> [Do this]: Here is the task for the listing below: output exactly the lines from the one containing "Write the Bokeh code for this chart." through the one containing "from bokeh.resources import INLINE", and leave out the pictures.

> [Supplied data]:
┌──

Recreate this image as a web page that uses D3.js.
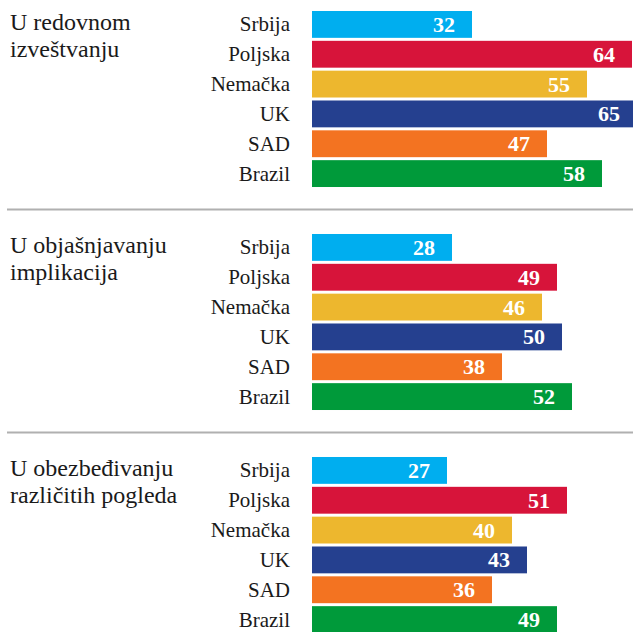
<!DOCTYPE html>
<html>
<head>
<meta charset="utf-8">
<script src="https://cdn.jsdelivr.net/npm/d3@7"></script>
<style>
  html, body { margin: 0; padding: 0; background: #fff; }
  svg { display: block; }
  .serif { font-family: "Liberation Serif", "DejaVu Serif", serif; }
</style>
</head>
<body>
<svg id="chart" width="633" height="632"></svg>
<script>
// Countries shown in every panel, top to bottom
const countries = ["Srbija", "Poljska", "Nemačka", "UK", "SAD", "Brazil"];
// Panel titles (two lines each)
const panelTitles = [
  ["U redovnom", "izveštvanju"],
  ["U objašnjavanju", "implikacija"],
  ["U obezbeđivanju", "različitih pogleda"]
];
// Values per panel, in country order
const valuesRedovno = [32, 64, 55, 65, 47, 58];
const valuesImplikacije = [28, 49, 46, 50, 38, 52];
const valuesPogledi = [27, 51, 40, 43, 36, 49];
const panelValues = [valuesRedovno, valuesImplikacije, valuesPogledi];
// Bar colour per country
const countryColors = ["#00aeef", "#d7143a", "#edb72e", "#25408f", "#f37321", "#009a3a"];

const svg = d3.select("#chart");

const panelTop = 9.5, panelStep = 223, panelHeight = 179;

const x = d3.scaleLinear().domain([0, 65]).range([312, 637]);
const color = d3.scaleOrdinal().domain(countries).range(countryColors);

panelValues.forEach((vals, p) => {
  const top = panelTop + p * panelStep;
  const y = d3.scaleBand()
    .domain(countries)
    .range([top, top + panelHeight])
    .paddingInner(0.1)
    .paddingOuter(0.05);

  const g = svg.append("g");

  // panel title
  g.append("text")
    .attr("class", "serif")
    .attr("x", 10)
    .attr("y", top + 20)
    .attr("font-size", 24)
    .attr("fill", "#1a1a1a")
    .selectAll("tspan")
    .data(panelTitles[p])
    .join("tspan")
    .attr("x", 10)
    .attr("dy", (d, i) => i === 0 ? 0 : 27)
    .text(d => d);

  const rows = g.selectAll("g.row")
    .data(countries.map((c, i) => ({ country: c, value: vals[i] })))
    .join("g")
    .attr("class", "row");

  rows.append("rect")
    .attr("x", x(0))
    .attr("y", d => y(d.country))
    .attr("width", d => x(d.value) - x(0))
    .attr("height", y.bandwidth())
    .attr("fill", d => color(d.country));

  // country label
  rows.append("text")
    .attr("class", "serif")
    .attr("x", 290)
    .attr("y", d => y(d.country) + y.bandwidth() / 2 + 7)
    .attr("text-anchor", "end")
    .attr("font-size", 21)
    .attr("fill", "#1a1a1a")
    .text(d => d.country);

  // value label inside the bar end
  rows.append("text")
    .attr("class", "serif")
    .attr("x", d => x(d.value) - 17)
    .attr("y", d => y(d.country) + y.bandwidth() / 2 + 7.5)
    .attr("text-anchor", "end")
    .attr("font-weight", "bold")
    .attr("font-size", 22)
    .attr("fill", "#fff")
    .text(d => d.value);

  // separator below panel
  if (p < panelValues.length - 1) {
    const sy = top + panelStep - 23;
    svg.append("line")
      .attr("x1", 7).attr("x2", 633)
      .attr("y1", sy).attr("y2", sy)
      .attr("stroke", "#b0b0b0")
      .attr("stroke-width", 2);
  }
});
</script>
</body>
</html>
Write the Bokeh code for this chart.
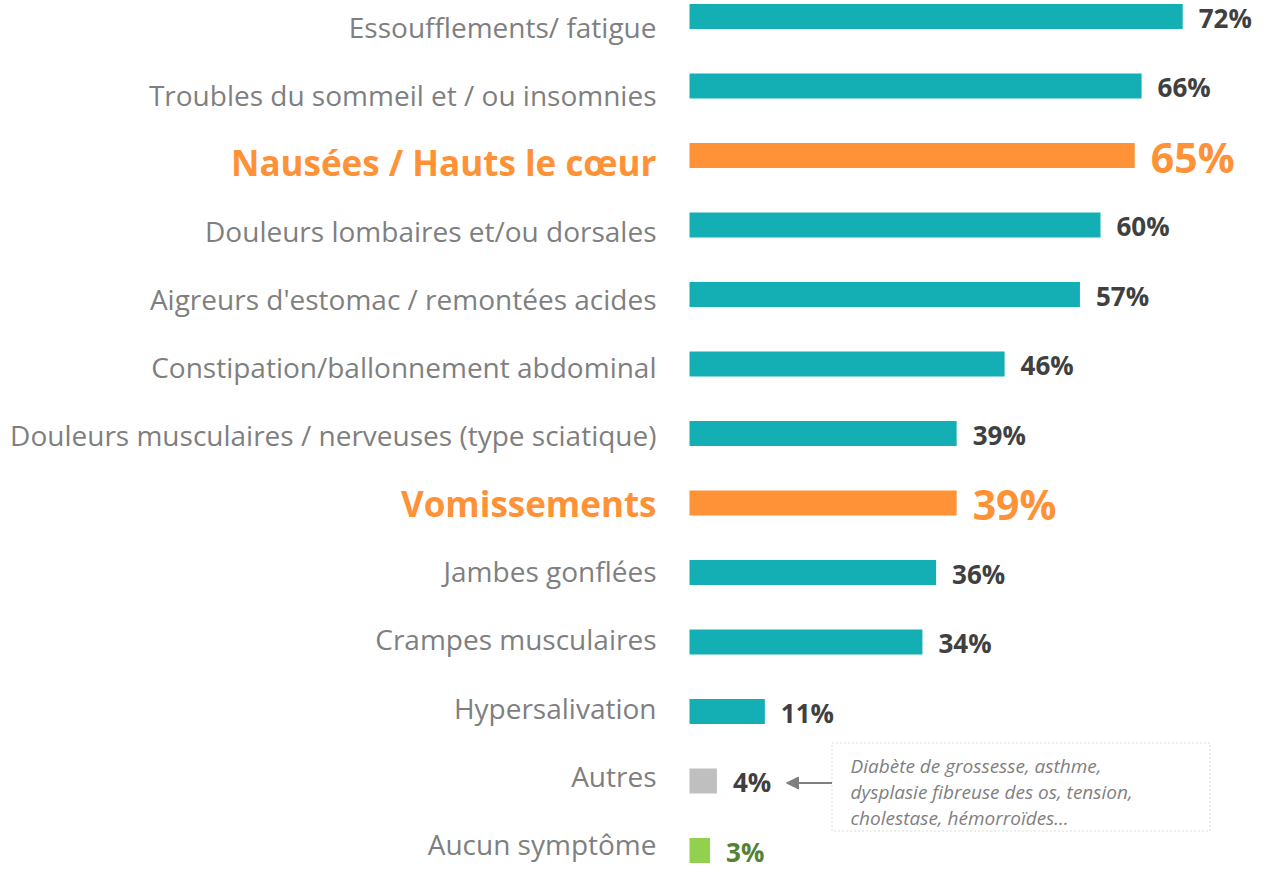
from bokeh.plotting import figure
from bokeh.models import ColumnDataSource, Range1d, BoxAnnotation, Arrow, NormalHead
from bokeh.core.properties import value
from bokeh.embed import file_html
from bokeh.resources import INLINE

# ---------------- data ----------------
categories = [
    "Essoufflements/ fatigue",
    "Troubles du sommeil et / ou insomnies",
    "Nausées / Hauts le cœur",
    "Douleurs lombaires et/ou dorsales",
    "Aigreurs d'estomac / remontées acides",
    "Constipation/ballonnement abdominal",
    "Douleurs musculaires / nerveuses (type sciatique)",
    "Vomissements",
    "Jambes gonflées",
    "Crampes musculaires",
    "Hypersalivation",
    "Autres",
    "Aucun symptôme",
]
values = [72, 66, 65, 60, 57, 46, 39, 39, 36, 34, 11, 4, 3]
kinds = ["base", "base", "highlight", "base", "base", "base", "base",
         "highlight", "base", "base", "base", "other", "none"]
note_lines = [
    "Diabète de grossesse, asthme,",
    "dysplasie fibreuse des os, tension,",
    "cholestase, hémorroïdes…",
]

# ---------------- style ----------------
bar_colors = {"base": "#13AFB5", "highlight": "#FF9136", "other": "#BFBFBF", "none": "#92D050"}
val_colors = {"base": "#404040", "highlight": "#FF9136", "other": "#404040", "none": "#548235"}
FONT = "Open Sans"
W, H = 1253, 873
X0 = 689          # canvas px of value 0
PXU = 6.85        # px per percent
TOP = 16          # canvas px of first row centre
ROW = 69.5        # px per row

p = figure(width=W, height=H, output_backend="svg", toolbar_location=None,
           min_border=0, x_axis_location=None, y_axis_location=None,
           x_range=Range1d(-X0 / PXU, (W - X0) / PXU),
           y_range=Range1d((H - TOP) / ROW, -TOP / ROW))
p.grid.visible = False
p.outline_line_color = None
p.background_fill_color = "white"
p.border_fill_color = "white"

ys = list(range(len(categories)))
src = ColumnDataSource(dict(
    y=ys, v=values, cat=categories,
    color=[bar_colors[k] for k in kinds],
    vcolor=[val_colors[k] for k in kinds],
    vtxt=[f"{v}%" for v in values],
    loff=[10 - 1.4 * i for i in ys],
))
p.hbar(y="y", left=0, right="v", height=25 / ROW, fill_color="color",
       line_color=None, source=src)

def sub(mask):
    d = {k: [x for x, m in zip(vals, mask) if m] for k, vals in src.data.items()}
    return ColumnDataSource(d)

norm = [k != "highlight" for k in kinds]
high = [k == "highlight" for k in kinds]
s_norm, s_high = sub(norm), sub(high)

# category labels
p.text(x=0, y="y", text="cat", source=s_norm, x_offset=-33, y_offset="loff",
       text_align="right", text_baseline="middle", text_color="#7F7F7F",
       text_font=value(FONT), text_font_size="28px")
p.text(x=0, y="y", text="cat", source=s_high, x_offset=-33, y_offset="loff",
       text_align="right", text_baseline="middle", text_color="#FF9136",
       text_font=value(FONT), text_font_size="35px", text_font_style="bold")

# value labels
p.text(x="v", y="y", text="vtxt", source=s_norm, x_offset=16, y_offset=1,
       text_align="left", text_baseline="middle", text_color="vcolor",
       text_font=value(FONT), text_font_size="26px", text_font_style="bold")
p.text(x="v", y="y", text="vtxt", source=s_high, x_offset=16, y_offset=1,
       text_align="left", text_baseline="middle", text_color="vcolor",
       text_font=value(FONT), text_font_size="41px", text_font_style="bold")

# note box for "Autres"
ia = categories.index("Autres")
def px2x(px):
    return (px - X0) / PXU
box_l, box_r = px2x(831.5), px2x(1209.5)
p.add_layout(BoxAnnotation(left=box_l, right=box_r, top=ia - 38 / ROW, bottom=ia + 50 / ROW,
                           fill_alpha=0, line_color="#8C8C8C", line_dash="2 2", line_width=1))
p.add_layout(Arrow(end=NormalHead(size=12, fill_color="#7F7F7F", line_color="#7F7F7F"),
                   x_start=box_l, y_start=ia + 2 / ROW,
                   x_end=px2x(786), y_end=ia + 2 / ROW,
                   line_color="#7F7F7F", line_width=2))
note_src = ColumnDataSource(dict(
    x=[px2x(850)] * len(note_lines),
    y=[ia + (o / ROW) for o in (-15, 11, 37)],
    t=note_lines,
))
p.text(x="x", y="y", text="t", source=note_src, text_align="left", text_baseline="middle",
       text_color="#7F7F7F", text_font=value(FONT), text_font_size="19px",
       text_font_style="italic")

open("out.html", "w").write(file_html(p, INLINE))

└──

> [Solution to this exercise]:
Write the Bokeh code for this chart.
from bokeh.plotting import figure
from bokeh.models import ColumnDataSource, Range1d, BoxAnnotation, Arrow, NormalHead
from bokeh.core.properties import value
from bokeh.embed import file_html
from bokeh.resources import INLINE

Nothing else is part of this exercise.